Organizers expect about 20,000 revelers to attend the early Sunday morning event in western Pennsylvania, to see whether a prognosticating marmot will forecast an early spring.

The odds favor Punxsutawney Phil seeing his shadow at Gobbler's Knob and predicting another six weeks of winter. Organizers say that Phil has now seen his shadow 100 times and hasn't seen it just 17 times, according to the Groundhog Club's Inner Circle, the top-hatted gents who handle the animal and translate his forecast. There are no records from many of the early years.

Katie Donald, executive director of the Punxsutawney Groundhog Club, said she doesn't think the big game will steal Phil's show.

"We really don't think it will be too much of a factor for us because Phil does his prognostication so early in the morning and people have all day to get to wherever they're going to watch it that evening," McDonald said.

The closest the game previously came to coinciding with Groundhog Day was in 2009, when the just-down-the-road Pittsburgh Steelers defeated the Arizona Cardinals 27-23 in the Super Bowl, the night before Phil's forecast.

Sunday night's game featuring the Seattle Seahawks and Denver Broncos at MetLife Stadium in East Rutherford, N.J., will be the Super Bowl's 48th installment, while Phil has been predicting the weather since 1886.

Legend has it that if the animal sees his shadow, winter will last for six weeks. If cloudy conditions prevent the animal from seeing his shadow, an early spring is forecast.

The folksy celebration typically attracts about 10,000 revelers when it falls on a weekday, but organizers expect twice as many to attend the weekend event. Groundhog-related festivities began Friday in the borough about 65 miles northeast of Pittsburgh and have continued all weekend.

The tradition is rooted in a German superstition that says if a hibernating animal casts a shadow on Feb. 2, the Christian holiday of Candlemas, winter will last six more weeks.

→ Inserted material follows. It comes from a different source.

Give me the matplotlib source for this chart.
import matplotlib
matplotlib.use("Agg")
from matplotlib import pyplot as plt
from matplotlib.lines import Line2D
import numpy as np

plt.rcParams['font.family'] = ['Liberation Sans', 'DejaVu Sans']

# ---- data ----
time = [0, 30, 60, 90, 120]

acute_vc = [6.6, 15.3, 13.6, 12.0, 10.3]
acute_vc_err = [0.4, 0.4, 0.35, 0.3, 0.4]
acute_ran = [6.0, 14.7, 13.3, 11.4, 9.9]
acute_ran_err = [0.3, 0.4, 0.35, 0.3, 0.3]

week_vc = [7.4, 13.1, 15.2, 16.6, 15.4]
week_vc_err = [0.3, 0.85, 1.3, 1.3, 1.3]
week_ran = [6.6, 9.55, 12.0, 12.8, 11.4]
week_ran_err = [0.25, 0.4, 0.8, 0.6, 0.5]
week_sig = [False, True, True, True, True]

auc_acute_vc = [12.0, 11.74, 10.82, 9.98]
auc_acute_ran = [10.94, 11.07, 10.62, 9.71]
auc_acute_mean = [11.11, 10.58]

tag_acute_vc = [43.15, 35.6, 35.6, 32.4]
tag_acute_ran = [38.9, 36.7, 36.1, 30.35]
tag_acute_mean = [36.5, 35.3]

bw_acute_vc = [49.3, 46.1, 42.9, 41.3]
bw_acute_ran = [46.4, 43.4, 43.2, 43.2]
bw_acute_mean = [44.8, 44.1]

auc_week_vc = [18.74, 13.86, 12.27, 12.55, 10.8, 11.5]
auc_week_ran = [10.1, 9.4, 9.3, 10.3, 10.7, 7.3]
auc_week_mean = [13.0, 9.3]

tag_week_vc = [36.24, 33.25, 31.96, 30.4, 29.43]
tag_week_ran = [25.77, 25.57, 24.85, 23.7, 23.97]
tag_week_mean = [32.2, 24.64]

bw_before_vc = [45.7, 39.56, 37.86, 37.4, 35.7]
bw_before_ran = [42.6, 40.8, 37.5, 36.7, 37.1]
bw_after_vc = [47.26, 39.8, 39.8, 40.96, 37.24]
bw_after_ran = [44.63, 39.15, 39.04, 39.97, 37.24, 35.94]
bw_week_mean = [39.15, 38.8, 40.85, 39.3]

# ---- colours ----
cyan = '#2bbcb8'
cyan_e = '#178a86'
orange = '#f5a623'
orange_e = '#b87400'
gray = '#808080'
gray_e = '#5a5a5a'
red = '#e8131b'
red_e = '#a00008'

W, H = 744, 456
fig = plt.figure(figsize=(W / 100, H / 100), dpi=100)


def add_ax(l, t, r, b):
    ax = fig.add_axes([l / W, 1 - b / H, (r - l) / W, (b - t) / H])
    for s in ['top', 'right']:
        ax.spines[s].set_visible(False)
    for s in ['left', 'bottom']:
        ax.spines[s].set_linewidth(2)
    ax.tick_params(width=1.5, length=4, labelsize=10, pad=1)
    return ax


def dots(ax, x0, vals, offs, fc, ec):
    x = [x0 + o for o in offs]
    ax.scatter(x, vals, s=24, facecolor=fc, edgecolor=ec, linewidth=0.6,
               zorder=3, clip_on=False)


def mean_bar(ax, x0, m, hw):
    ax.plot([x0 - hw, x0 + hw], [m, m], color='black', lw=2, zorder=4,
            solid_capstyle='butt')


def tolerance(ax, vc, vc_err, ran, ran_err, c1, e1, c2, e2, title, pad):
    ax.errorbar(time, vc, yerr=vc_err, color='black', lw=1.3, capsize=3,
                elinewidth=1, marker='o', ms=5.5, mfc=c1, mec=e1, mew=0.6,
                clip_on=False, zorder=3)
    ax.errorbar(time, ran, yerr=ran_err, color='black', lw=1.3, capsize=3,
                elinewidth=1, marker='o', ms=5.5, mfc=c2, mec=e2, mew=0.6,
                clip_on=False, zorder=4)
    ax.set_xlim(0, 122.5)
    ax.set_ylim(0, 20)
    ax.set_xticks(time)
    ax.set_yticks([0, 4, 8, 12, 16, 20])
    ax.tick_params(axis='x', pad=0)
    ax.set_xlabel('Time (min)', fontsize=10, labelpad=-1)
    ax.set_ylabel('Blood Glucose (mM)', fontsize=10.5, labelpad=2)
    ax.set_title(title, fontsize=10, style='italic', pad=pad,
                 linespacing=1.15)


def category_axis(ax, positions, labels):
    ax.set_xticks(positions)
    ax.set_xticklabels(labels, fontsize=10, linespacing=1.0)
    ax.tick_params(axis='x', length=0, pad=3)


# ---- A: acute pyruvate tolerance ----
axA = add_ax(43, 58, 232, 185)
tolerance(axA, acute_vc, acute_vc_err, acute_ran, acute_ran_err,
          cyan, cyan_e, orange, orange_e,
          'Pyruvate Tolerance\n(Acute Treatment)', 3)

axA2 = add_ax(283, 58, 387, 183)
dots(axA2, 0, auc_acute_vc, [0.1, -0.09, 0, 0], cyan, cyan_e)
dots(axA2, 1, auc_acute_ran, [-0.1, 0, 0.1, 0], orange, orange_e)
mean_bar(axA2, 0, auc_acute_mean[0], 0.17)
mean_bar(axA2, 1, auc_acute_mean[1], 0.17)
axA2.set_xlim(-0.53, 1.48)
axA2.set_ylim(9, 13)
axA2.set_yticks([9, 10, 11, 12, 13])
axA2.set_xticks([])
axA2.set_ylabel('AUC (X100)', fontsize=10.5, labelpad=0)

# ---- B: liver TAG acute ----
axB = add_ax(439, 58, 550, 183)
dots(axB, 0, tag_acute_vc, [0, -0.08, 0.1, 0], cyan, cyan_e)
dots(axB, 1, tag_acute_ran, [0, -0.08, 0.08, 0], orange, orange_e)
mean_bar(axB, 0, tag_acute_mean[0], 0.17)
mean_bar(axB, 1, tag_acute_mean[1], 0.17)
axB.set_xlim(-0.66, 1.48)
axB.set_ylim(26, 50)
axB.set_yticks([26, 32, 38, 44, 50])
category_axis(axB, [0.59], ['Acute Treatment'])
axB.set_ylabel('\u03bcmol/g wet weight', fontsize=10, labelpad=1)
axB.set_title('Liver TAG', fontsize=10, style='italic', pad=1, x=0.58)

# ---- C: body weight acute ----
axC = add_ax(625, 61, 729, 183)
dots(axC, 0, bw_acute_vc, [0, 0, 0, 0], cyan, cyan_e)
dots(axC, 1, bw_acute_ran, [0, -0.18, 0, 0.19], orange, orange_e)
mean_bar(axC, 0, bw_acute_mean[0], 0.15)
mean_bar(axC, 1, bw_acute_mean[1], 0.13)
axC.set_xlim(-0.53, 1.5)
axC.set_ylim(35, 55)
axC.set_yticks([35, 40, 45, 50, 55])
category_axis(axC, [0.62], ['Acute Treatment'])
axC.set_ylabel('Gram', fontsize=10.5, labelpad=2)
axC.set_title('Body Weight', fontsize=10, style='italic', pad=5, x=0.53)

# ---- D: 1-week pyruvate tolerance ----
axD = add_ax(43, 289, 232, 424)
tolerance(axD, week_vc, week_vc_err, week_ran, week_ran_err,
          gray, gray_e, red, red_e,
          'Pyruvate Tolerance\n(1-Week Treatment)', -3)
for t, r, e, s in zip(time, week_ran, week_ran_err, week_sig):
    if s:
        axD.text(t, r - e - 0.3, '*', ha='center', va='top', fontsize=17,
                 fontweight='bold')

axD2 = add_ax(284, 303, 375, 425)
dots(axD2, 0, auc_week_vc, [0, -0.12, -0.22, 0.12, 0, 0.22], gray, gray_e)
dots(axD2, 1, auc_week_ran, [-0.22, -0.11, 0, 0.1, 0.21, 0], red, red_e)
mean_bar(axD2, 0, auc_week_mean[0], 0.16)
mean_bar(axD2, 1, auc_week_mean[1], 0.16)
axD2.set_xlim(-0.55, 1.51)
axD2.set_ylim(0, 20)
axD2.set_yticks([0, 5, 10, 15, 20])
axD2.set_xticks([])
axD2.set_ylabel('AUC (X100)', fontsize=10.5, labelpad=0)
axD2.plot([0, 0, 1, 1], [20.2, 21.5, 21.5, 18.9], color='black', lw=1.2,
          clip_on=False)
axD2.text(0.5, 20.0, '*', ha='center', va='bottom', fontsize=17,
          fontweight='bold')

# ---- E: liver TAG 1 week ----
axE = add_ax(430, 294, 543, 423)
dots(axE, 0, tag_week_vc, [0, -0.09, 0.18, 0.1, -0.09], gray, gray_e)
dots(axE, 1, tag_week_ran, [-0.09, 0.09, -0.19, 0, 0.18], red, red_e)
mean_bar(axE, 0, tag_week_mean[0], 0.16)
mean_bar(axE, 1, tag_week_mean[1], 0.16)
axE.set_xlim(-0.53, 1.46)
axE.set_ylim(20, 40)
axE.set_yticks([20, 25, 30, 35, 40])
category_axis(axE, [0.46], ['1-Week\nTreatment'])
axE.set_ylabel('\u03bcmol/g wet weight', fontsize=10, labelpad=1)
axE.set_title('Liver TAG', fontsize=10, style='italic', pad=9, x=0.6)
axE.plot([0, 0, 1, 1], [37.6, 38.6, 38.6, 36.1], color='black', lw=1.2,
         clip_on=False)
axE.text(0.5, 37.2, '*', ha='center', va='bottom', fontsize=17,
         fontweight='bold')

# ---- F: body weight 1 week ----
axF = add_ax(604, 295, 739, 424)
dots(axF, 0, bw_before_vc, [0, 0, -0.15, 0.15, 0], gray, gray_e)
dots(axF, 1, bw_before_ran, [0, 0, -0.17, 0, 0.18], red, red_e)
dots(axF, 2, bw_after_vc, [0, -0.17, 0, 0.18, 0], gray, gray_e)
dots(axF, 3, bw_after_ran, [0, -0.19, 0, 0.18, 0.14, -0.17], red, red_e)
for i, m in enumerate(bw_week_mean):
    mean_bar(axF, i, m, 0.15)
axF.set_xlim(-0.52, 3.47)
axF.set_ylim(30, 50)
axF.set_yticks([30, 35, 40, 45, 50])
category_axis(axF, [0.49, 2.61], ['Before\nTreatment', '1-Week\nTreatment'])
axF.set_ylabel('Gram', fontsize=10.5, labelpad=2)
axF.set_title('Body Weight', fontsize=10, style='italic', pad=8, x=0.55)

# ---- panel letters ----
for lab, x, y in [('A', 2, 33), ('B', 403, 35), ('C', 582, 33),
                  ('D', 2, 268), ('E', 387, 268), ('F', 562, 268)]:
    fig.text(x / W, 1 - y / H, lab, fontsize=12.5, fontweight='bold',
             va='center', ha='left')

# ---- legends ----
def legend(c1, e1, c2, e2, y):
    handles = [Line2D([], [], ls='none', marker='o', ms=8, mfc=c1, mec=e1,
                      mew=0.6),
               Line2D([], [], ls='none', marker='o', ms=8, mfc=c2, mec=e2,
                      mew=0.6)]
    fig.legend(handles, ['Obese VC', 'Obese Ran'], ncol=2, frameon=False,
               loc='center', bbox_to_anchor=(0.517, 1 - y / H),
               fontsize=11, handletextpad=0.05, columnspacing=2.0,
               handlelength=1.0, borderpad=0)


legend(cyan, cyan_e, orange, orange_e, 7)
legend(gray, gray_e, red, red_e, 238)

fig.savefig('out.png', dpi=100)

The National Weather Service is forecasting rain and snow with temperatures in the mid-30s around the time Phil emerges for his prediction.

Last year, a prosecutor from neighboring Ohio light-heartedly filed a criminal indictment against Phil for fraudulently predicting an early spring.

Phil's handlers, the Inner Circle, took the blame, saying they mistranslated his forecast, so the prosecutor relented with a pardon. In actuality, the forecast is about as real as Santa Claus, the Easter Bunny and the Tooth Fairy; the Inner Circle conjures up the prediction in advance and only pretends to receive it from the animal.